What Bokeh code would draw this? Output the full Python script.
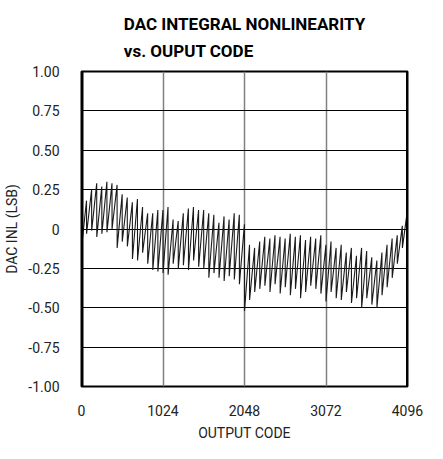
from bokeh.plotting import figure
from bokeh.models import Range1d, FixedTicker, Span, Label, ColumnDataSource
from bokeh.embed import file_html
from bokeh.resources import INLINE

# ---- data ----
tooth_codes = list(range(0, 4096, 64))
tooth_low = [-0.12, -0.03, -0.01, -0.05, -0.03, -0.02, 0.00, -0.12,
             -0.08, -0.11, -0.19, -0.20, -0.15, -0.22, -0.26, -0.27,
             -0.28, -0.29, -0.22, -0.25, -0.23, -0.26, -0.20, -0.24,
             -0.25, -0.31, -0.28, -0.31, -0.33, -0.30, -0.32, -0.35,
             -0.52, -0.45, -0.40, -0.38, -0.36, -0.40, -0.35, -0.41,
             -0.37, -0.42, -0.38, -0.44, -0.40, -0.36, -0.38, -0.41,
             -0.46, -0.40, -0.44, -0.45, -0.40, -0.47, -0.44, -0.50,
             -0.44, -0.48, -0.50, -0.42, -0.37, -0.31, -0.22, -0.12]
tooth_high = [0.18, 0.25, 0.29, 0.27, 0.30, 0.29, 0.28, 0.22,
              0.20, 0.17, 0.19, 0.14, 0.10, 0.10, 0.12, 0.12,
              0.14, 0.06, 0.05, 0.10, 0.13, 0.14, 0.12, 0.12,
              0.10, 0.09, 0.04, 0.08, 0.06, 0.10, 0.09, 0.03,
              -0.10, -0.12, -0.08, -0.05, -0.06, -0.04, -0.05, -0.06,
              -0.03, -0.05, -0.04, -0.07, -0.05, -0.06, -0.04, -0.10,
              -0.08, -0.12, -0.10, -0.15, -0.12, -0.17, -0.12, -0.14,
              -0.18, -0.20, -0.15, -0.10, -0.06, -0.04, 0.02, 0.12]
tooth_span = 63
end_code = 4095
end_value = -0.44

y_ticks = [-1.0, -0.75, -0.5, -0.25, 0, 0.25, 0.5, 0.75, 1.0]
y_tick_labels = ["-1.00", "-0.75", "-0.50", "-0.25", "0", "0.25", "0.50", "0.75", "1.00"]
x_ticks = [0, 1024, 2048, 3072, 4096]
x_grid = [1024, 2048, 3072]

xs, ys = [], []
for c, lo, hi in zip(tooth_codes, tooth_low, tooth_high):
    xs += [c, c + tooth_span]
    ys += [lo, hi]
xs.append(end_code)
ys.append(end_value)
src = ColumnDataSource(dict(x=xs, y=ys))

FONT = "Roboto"

p = figure(width=427, height=443, output_backend="svg", toolbar_location=None,
           x_range=Range1d(0, 4096), y_range=Range1d(-1, 1),
           min_border_left=81, min_border_right=20, min_border_top=63, min_border_bottom=51)

p.title.text = "DAC INTEGRAL NONLINEARITY\nvs. OUPUT CODE"
p.title.align = "center"
p.title.text_font = FONT
p.title.text_font_size = "17px"
p.title.text_font_style = "bold"
p.title.text_color = "black"
p.title.text_line_height = 1.35
p.title.standoff = 22

p.line("x", "y", source=src, line_color="#1a1a1a", line_width=1.1)

p.xaxis.ticker = FixedTicker(ticks=x_ticks)
p.yaxis.ticker = FixedTicker(ticks=y_ticks)
p.yaxis.major_label_overrides = {t: l for t, l in zip(y_ticks, y_tick_labels)}
for ax in (p.xaxis, p.yaxis):
    ax.axis_line_color = None
    ax.major_tick_line_color = None
    ax.minor_tick_line_color = None
    ax.major_label_text_font = FONT
    ax.major_label_text_font_size = "14px"
    ax.major_label_text_color = "#222222"
    ax.axis_label_text_font = FONT
    ax.axis_label_text_font_size = "14px"
    ax.axis_label_text_font_style = "normal"
    ax.axis_label_text_color = "#222222"
p.xaxis.axis_label = "OUTPUT CODE"
p.yaxis.axis_label = "DAC INL (LSB)"
p.yaxis.major_label_standoff = 16
p.xaxis.major_label_standoff = 12
p.yaxis.axis_label_standoff = 5
p.xaxis.axis_label_standoff = 6

p.ygrid.ticker = FixedTicker(ticks=y_ticks)
p.ygrid.grid_line_color = "black"
p.ygrid.grid_line_width = 1
p.xgrid.ticker = FixedTicker(ticks=x_grid)
p.xgrid.grid_line_color = "#808080"
p.xgrid.grid_line_width = 1.5

p.outline_line_color = "black"
p.outline_line_width = 2
p.add_layout(Span(location=0, dimension="height", line_color="black", line_width=4))
p.add_layout(Span(location=4096, dimension="height", line_color="black", line_width=3))

p.add_layout(Label(x=4096, y=1.0, x_offset=12, y_offset=11, angle=1.5708,
                   text="MAX11014 toc09", text_font=FONT, text_font_size="9px",
                   text_color="#333333", text_align="right", text_baseline="middle"))

open("out.html", "w").write(file_html(p, INLINE))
• • • • • • •
• [TO BE DONE]: Transcribe exactly, with no pictures, the lines running from the first line of the material through the line holding "from bokeh.resources import INLINE".

• [EXERCISE RESULT]:
What Bokeh code would draw this? Output the full Python script.
from bokeh.plotting import figure
from bokeh.models import Range1d, FixedTicker, Span, Label, ColumnDataSource
from bokeh.embed import file_html
from bokeh.resources import INLINE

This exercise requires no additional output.